**TASK BRIEF**
Print word for word the first line of the listing below and every line after it, through the line with "plt.rcParams['mathtext.bf'] = 'Liberation". Leave out the pictures and the rest.

**DATA EXTRACT**
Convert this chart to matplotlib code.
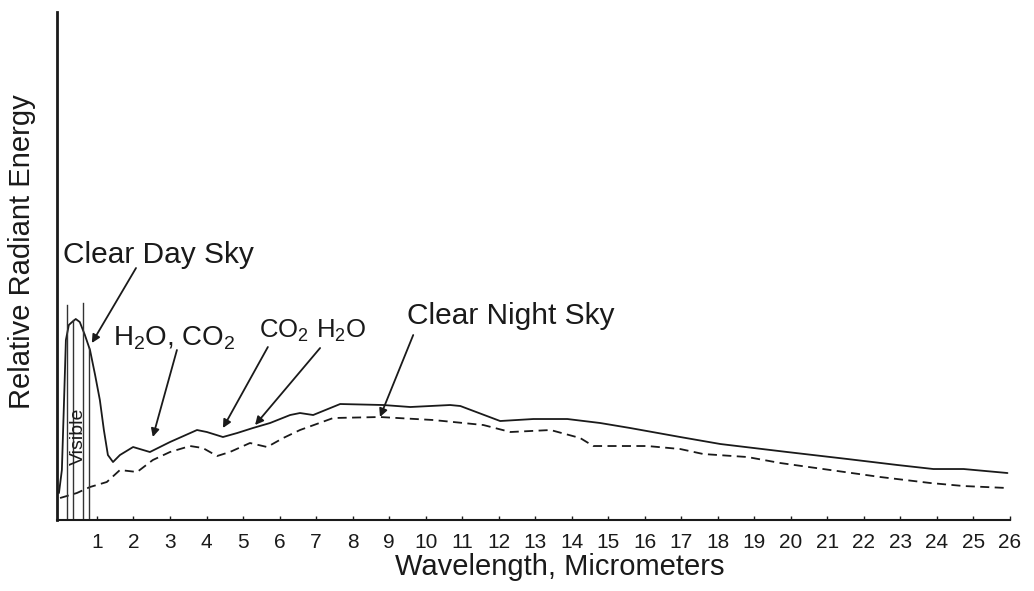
import matplotlib
matplotlib.use("Agg")
import matplotlib.pyplot as plt

plt.rcParams['font.family'] = ['Liberation Sans', 'DejaVu Sans']
plt.rcParams['mathtext.fontset'] = 'custom'
plt.rcParams['mathtext.rm'] = 'Liberation Sans'
plt.rcParams['mathtext.it'] = 'Liberation Sans:italic'
plt.rcParams['mathtext.bf'] = 'Liberation Sans:bold'

# ---- data (wavelength in micrometers, relative energy in arbitrary units) ----
day_wavelength = [-0.04, 0.04, 0.10, 0.15, 0.23, 0.32, 0.42, 0.53, 0.67, 0.81, 0.95,
                  1.08, 1.19, 1.30, 1.44, 1.63, 1.99, 2.45, 3.00, 3.74, 4.01, 4.45,
                  4.84, 5.27, 5.74, 6.29, 6.56, 6.92, 7.66, 8.84, 9.58, 10.67, 10.95,
                  12.04, 12.95, 13.88, 14.78, 15.60, 16.97, 18.07, 19.90, 21.55,
                  22.92, 23.90, 24.73, 25.93]
day_energy = [27, 50, 120, 180, 195, 198, 201, 198, 185, 170, 145,
              120, 90, 65, 58, 65, 73, 68, 78, 90, 88, 83,
              87, 92, 97, 105, 107, 105, 116, 115, 113, 115, 114,
              99, 101, 101, 97, 92, 83, 76, 68, 61,
              55, 51, 51, 47]

night_wavelength = [-0.01, 0.45, 0.81, 1.27, 1.63, 2.10, 2.53, 3.00, 3.55, 3.90, 4.29,
                    4.64, 5.19, 5.66, 6.10, 6.56, 7.47, 8.75, 10.21, 11.58, 12.32,
                    13.42, 14.23, 14.59, 16.07, 16.97, 17.60, 18.81, 19.71, 21.08,
                    22.45, 23.82, 24.73, 25.93]
night_energy = [22, 27, 33, 38, 50, 48, 60, 68, 74, 72, 64,
                68, 77, 73, 82, 90, 102, 103, 100, 95, 88,
                90, 82, 74, 74, 71, 66, 63, 57, 50,
                43, 37, 34, 32]

tick_values = list(range(1, 27))
tick_labels = [str(v) for v in tick_values]

# visible band outline lines: (wavelength, top)
visible_lines_x = [0.18, 0.34, 0.62, 0.78]
visible_lines_top = [215, 200, 217, 172]

fig = plt.figure(figsize=(10.34, 5.91), dpi=100)
ax = fig.add_axes([0.0556, 0.1201, 0.9212, 0.8596])
ink = '#1a1a1a'

ax.plot(day_wavelength, day_energy, color=ink, lw=1.3, solid_capstyle='round')
ax.plot(night_wavelength, night_energy, color=ink, lw=1.3, linestyle=(0, (5, 3)))

for vx, vt in zip(visible_lines_x, visible_lines_top):
    ax.plot([vx, vx], [0, vt], color='#333333', lw=1.0)

ax.text(0.48, 84, 'Visible', rotation=90, fontsize=14, ha='center', va='center',
        color=ink)

ax.set_xlim(-0.08, 26.0)
ax.set_ylim(0, 508)
ax.set_xticks(tick_values)
ax.set_xticklabels(tick_labels)
ax.set_yticks([])
ax.tick_params(axis='x', direction='in', length=3, width=1, pad=9,
               labelsize=15, colors=ink)
for s in ['top', 'right']:
    ax.spines[s].set_visible(False)
ax.spines['left'].set_linewidth(2.0)
ax.spines['bottom'].set_linewidth(1.5)
ax.spines['left'].set_color(ink)
ax.spines['bottom'].set_color(ink)

ax.set_xlabel('Wavelength, Micrometers', fontsize=21, color=ink)
ax.xaxis.set_label_coords(0.5276, -0.064)
ax.set_ylabel('Relative Radiant Energy', fontsize=21, color=ink)
ax.yaxis.set_label_coords(-0.0226, 0.5276)

arrow_kw = dict(arrowstyle='-|>', color=ink, lw=1.3, mutation_scale=12,
                shrinkA=0, shrinkB=0)

ax.text(0.07, 257, 'Clear Day Sky', fontsize=21.5, ha='left', va='baseline', color=ink)
ax.annotate('', xy=(0.86, 177), xytext=(2.07, 252), arrowprops=arrow_kw)

ax.text(1.44, 175, r'H$_2$O, CO$_2$', fontsize=20, ha='left', va='baseline', color=ink)
ax.annotate('', xy=(2.53, 83), xytext=(3.19, 170), arrowprops=arrow_kw)

ax.text(5.45, 182, r'CO$_2$', fontsize=18.5, ha='left', va='baseline', color=ink)
ax.annotate('', xy=(4.45, 92), xytext=(5.68, 173), arrowprops=arrow_kw)

ax.text(7.00, 182, r'H$_2$O', fontsize=18.5, ha='left', va='baseline', color=ink)
ax.annotate('', xy=(5.33, 95), xytext=(7.11, 172), arrowprops=arrow_kw)

ax.text(9.49, 196, 'Clear Night Sky', fontsize=21.5, ha='left', va='baseline', color=ink)
ax.annotate('', xy=(8.75, 103), xytext=(9.66, 185), arrowprops=arrow_kw)

fig.savefig('out.png', dpi=100)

**THE RESPONSE**
Convert this chart to matplotlib code.
import matplotlib
matplotlib.use("Agg")
import matplotlib.pyplot as plt

plt.rcParams['font.family'] = ['Liberation Sans', 'DejaVu Sans']
plt.rcParams['mathtext.fontset'] = 'custom'
plt.rcParams['mathtext.rm'] = 'Liberation Sans'
plt.rcParams['mathtext.it'] = 'Liberation Sans:italic'
plt.rcParams['mathtext.bf'] = 'Liberation Sans:bold'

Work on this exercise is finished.